For the __read_swap_cache_async case, I'm not really against adding a
similar workqueue, but if no one is really suffering from it, and if
the workqueue do causes extra overhead, maybe we can ignore it for the
__read_swap_cache_async case now, and I plan to resent the following
patch:
https://lore.kernel.org/linux-mm/20240326185032.72159-9-ryncsn@xxxxxxxxx/#r

It removed all schedule_timeout_uninterruptible workaround and other
similar things, and the performance will go even higher.

> > >>
> > >> Yes.  It's fine to do that in another patch as optimization.
> > >
> > > Ok.
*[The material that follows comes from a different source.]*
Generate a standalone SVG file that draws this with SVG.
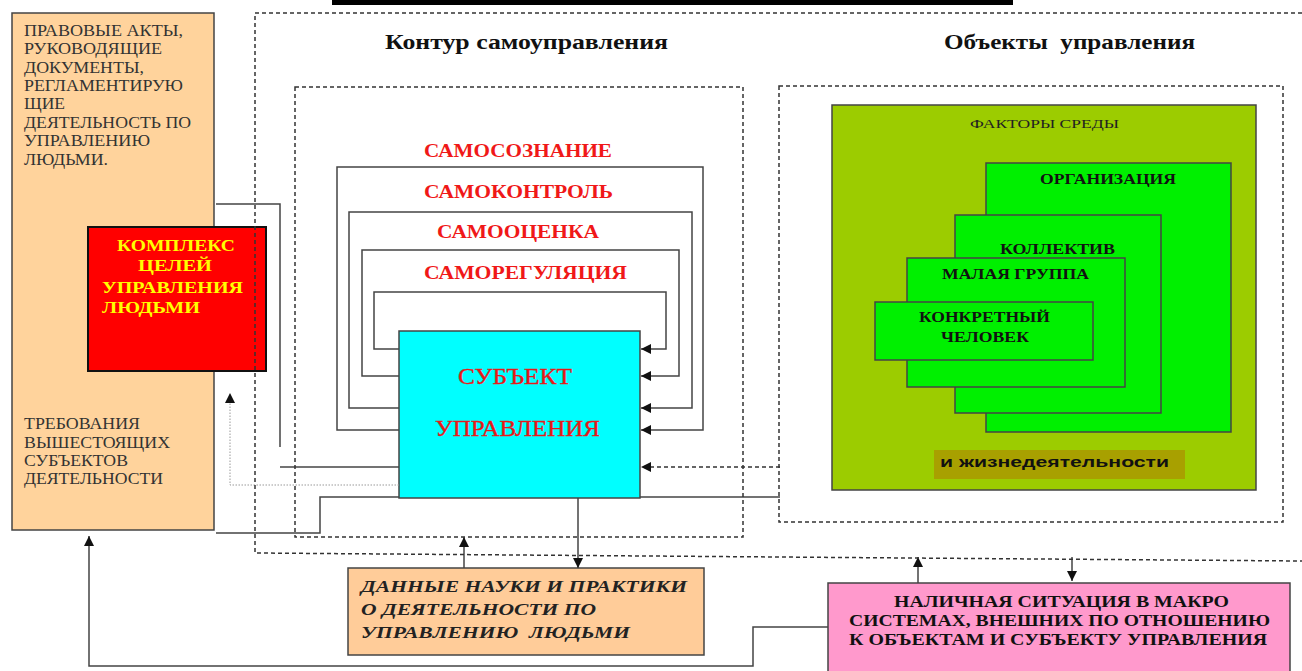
<svg xmlns="http://www.w3.org/2000/svg" width="1302" height="671" viewBox="0 0 1302 671">
  <style>
    .box { stroke: #444; stroke-width: 1.5; }
    .ln { fill: none; stroke: #444; stroke-width: 1.5; }
    .dash { fill: none; stroke: #333; stroke-width: 1.5; stroke-dasharray: 4 3; }
    .dot { fill: none; stroke: #999; stroke-width: 1; stroke-dasharray: 1.5 1.5; }
    .serif { font-family: "Liberation Serif", "DejaVu Serif", serif; }
    .note { font-size: 17px; fill: #333; }
    .red { font-size: 18px; font-weight: bold; fill: #f01818; }
    .title { font-size: 20px; font-weight: bold; fill: #111; }
    .lbl { font-size: 14px; font-weight: bold; fill: #111; }
    .pre { white-space: pre; }
  </style>
  <defs>
    <marker id="arr" viewBox="0 0 10 10" refX="10" refY="5" markerWidth="11" markerHeight="10" markerUnits="userSpaceOnUse" orient="auto">
      <path d="M0,0 L10,5 L0,10 z" fill="#111"/>
    </marker>
  </defs>

  <rect x="332" y="0" width="681" height="5" fill="#000"/>

  <!-- left column: regulations and requirements -->
  <g id="regulations">
    <rect class="box" x="12" y="13" width="202" height="517" fill="#ffd39c"/>
    <g class="serif note">
      <text x="24" y="36" textLength="159" lengthAdjust="spacingAndGlyphs">ПРАВОВЫЕ АКТЫ,</text>
      <text x="24" y="54" textLength="138" lengthAdjust="spacingAndGlyphs">РУКОВОДЯЩИЕ</text>
      <text x="24" y="73" textLength="120" lengthAdjust="spacingAndGlyphs">ДОКУМЕНТЫ,</text>
      <text x="24" y="91" textLength="159" lengthAdjust="spacingAndGlyphs">РЕГЛАМЕНТИРУЮ</text>
      <text x="24" y="109" textLength="41" lengthAdjust="spacingAndGlyphs">ЩИЕ</text>
      <text x="24" y="128" textLength="167" lengthAdjust="spacingAndGlyphs">ДЕЯТЕЛЬНОСТЬ ПО</text>
      <text x="24" y="146" textLength="126" lengthAdjust="spacingAndGlyphs">УПРАВЛЕНИЮ</text>
      <text x="24" y="165" textLength="84" lengthAdjust="spacingAndGlyphs">ЛЮДЬМИ.</text>
      <text x="24" y="429" textLength="116" lengthAdjust="spacingAndGlyphs">ТРЕБОВАНИЯ</text>
      <text x="24" y="448" textLength="146" lengthAdjust="spacingAndGlyphs">ВЫШЕСТОЯЩИХ</text>
      <text x="24" y="466" textLength="104" lengthAdjust="spacingAndGlyphs">СУБЪЕКТОВ</text>
      <text x="24" y="484" textLength="139" lengthAdjust="spacingAndGlyphs">ДЕЯТЕЛЬНОСТИ</text>
    </g>
  </g>

  <g id="goals">
    <rect x="88" y="227" width="178" height="144" fill="#ff0000" stroke="#111" stroke-width="2"/>
    <g class="serif" font-size="17" font-weight="bold" fill="#ffff00">
      <text x="117" y="251" textLength="118" lengthAdjust="spacingAndGlyphs">КОМПЛЕКС</text>
      <text x="138" y="271" textLength="74" lengthAdjust="spacingAndGlyphs">ЦЕЛЕЙ</text>
      <text x="102" y="293" textLength="141" lengthAdjust="spacingAndGlyphs">УПРАВЛЕНИЯ</text>
      <text x="102" y="313" textLength="98" lengthAdjust="spacingAndGlyphs">ЛЮДЬМИ</text>
    </g>
  </g>

  <!-- section titles -->
  <g id="titles" class="serif title">
    <text x="385" y="49" textLength="283" lengthAdjust="spacingAndGlyphs">Контур самоуправления</text>
    <text class="pre" x="944" y="49" textLength="251" lengthAdjust="spacingAndGlyphs">Объекты  управления</text>
  </g>

  <!-- self-management loop labels -->
  <g id="self-levels" class="serif red">
    <text x="424" y="157" textLength="188" lengthAdjust="spacingAndGlyphs">САМОСОЗНАНИЕ</text>
    <text x="424" y="198" textLength="189" lengthAdjust="spacingAndGlyphs">САМОКОНТРОЛЬ</text>
    <text x="437" y="238" textLength="162" lengthAdjust="spacingAndGlyphs">САМООЦЕНКА</text>
    <text x="424" y="279" textLength="203" lengthAdjust="spacingAndGlyphs">САМОРЕГУЛЯЦИЯ</text>
  </g>

  <g id="subject">
    <rect class="box" x="399" y="331" width="241" height="167" fill="#00ffff"/>
    <g class="serif" font-size="24" fill="#e81818" stroke="#e81818" stroke-width="0.4">
      <text x="458" y="384" textLength="114" lengthAdjust="spacingAndGlyphs">СУБЪЕКТ</text>
      <text x="435" y="436" textLength="165" lengthAdjust="spacingAndGlyphs">УПРАВЛЕНИЯ</text>
    </g>
  </g>

  <!-- objects of management -->
  <g id="environment">
    <rect class="box" x="832" y="105" width="424" height="385" fill="#9ccc00"/>
    <text class="serif" x="970" y="128" font-size="13" fill="#222" textLength="149" lengthAdjust="spacingAndGlyphs">ФАКТОРЫ СРЕДЫ</text>
    <rect x="934" y="450" width="251" height="29" fill="#a8a000"/>
    <text x="940" y="467" font-family="'Liberation Sans', Arial, sans-serif" font-size="14" font-weight="bold" fill="#111" textLength="229" lengthAdjust="spacingAndGlyphs">и жизнедеятельности</text>
  </g>
  <g id="organization">
    <rect class="box" x="986" y="163" width="245" height="269" fill="#00f000"/>
    <text class="serif lbl" x="1040" y="184" textLength="136" lengthAdjust="spacingAndGlyphs">ОРГАНИЗАЦИЯ</text>
  </g>
  <g id="collective">
    <rect class="box" x="955" y="215" width="206" height="198" fill="#00f000"/>
    <text class="serif lbl" x="1000" y="254" textLength="115" lengthAdjust="spacingAndGlyphs">КОЛЛЕКТИВ</text>
  </g>
  <g id="small-group">
    <rect class="box" x="907" y="258" width="218" height="129" fill="#00f000"/>
    <text class="serif lbl" x="942" y="279" textLength="147" lengthAdjust="spacingAndGlyphs">МАЛАЯ ГРУППА</text>
  </g>
  <g id="person">
    <rect class="box" x="875" y="302" width="218" height="58" fill="#00f000"/>
    <text class="serif lbl" x="919" y="322" textLength="131" lengthAdjust="spacingAndGlyphs">КОНКРЕТНЫЙ</text>
    <text class="serif lbl" x="941" y="342" textLength="88" lengthAdjust="spacingAndGlyphs">ЧЕЛОВЕК</text>
  </g>

  <g id="science-data">
    <rect class="box" x="348" y="568" width="356" height="87" fill="#ffcc99"/>
    <g class="serif" font-size="16" font-weight="bold" font-style="italic" fill="#222">
      <text x="361" y="592" textLength="326" lengthAdjust="spacingAndGlyphs">ДАННЫЕ НАУКИ И ПРАКТИКИ</text>
      <text x="361" y="615" textLength="235" lengthAdjust="spacingAndGlyphs">О ДЕЯТЕЛЬНОСТИ ПО</text>
      <text class="pre" x="361" y="638" textLength="269" lengthAdjust="spacingAndGlyphs">УПРАВЛЕНИЮ  ЛЮДЬМИ</text>
    </g>
  </g>

  <g id="macro-situation">
    <rect class="box" x="828" y="583" width="462" height="95" fill="#ff99cc"/>
    <g class="serif" font-size="16" font-weight="bold" fill="#111">
      <text x="894" y="607" textLength="335" lengthAdjust="spacingAndGlyphs">НАЛИЧНАЯ СИТУАЦИЯ В МАКРО</text>
      <text x="849" y="626" textLength="421" lengthAdjust="spacingAndGlyphs">СИСТЕМАХ, ВНЕШНИХ ПО ОТНОШЕНИЮ</text>
      <text x="849" y="645" textLength="418" lengthAdjust="spacingAndGlyphs">К ОБЪЕКТАМ И СУБЪЕКТУ УПРАВЛЕНИЯ</text>
    </g>
  </g>

  <!-- connectors -->
  <g id="connectors">
    <path class="ln" d="M399,430 H337 V167 H703 V430 H641" marker-end="url(#arr)"/>
    <path class="ln" d="M399,408 H349 V212 H692 V408 H641" marker-end="url(#arr)"/>
    <path class="ln" d="M399,376 H362 V250 H679 V376 H641" marker-end="url(#arr)"/>
    <path class="ln" d="M399,349 H374 V292 H666 V349 H641" marker-end="url(#arr)"/>
    <path class="dash" d="M780,467 H641" marker-end="url(#arr)"/>
    <path class="ln" d="M640,497 H780"/>
    <path class="ln" d="M216,204 H280 V447"/>
    <path class="ln" d="M280,467 H399"/>
    <path class="dot" d="M399,485 H230 V393" marker-end="url(#arr)"/>
    <path class="ln" d="M399,497 H320 V533 H216"/>
    <path class="ln" d="M578,498 V568" marker-end="url(#arr)"/>
    <path class="ln" d="M464,568 V537" marker-end="url(#arr)"/>
    <path class="ln" d="M918,583 V557" marker-end="url(#arr)"/>
    <path class="ln" d="M1072,557 V581" marker-end="url(#arr)"/>
    <path class="ln" d="M828,627 H753 V666 H89 V536" marker-end="url(#arr)"/>
  </g>

  <!-- dashed frames -->
  <g id="frames">
    <path class="dash" d="M1302,13 H255 V553 L1302,561"/>
    <rect class="dash" x="295" y="87" width="448" height="450"/>
    <rect class="dash" x="779" y="86" width="504" height="436"/>
  </g>
</svg>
I'll prepare a separate patch for optimizing that path.
> >
> > Thanks!
> >
> > >>
> > >> >> overhead to call wake_up() when there's no task waiting, we can use an
> > >> >> atomic to count waiting tasks.
> > >> >
> > >> > I'm not sure it's worth adding the complexity, as wake_up() on an empty
> > >> > waitqueue should have a very low cost on its own?
> > >>
> > >> wake_up() needs to call spin_lock_irqsave() unconditionally on a global
> > >> shared lock.  On systems with many CPUs (such servers), this may cause
> > >> severe lock contention.  Even the cache ping-pong may hurt performance
> > >> much.
> > >
> > > I understand that cache synchronization was a significant issue before
> > > qspinlock, but it seems to be less of a concern after its implementation.
> >
> > Unfortunately, qspinlock cannot eliminate cache ping-pong issue, as
> > discussed in the following thread.
> >
> > https://lore.kernel.org/lkml/20220510192708.GQ76023@xxxxxxxxxxxxxxxxxxxxxxxxxxxxxxxxx/
> >
> > > However, using a global atomic variable would still trigger cache broadcasts,
> > > correct?
> >
> > We can only change the atomic variable to non-zero when
> > swapcache_prepare() returns non-zero, and call wake_up() when the atomic
> > variable is non-zero.  Because swapcache_prepare() returns 0 most times,
> > the atomic variable is 0 most times.  If we don't change the value of
> > atomic variable, cache ping-pong will not be triggered.
>
> yes. this can be implemented by adding another atomic variable.
>
> >
> > Hi, Kairui,
> >
> > Do you have some test cases to test parallel zram swap-in?  If so, that
> > can be used to verify whether cache ping-pong is an issue and whether it
> > can be fixed via a global atomic variable.
> >
>
> Yes, Kairui please run a test on your machine with lots of cores before
> and after adding a global atomic variable as suggested by Ying. I am
> sorry I don't have a server machine.

I just had a try with the build kernel test which I used for the
allocator patch series, with -j64, 1G memcg on my local branch:

Without the patch:
2677.63user 9100.43system 3:33.15elapsed 5452%CPU (0avgtext+0avgdata
863284maxresident)k
2671.40user 8969.07system 3:33.67elapsed 5447%CPU (0avgtext+0avgdata
863316maxresident)k
2673.66user 8973.90system 3:33.18elapsed 5463%CPU (0avgtext+0avgdata
863284maxresident)k

With the patch:
2655.05user 9134.21system 3:35.63elapsed 5467%CPU (0avgtext+0avgdata
863288maxresident)k
2652.57user 9104.87system 3:35.07elapsed 5466%CPU (0avgtext+0avgdata
863272maxresident)k
2665.44user 9155.97system 3:35.92elapsed 5474%CPU (0avgtext+0avgdata
863316maxresident)k

Only three test runs, the main bottleneck for the test is still some
other locks (list_lru lock, swap cgroup lock etc), but it does show
the performance seems a bit lower. Could be considered a trivial
amount of overhead so I think it's acceptable for the SYNC_IO path.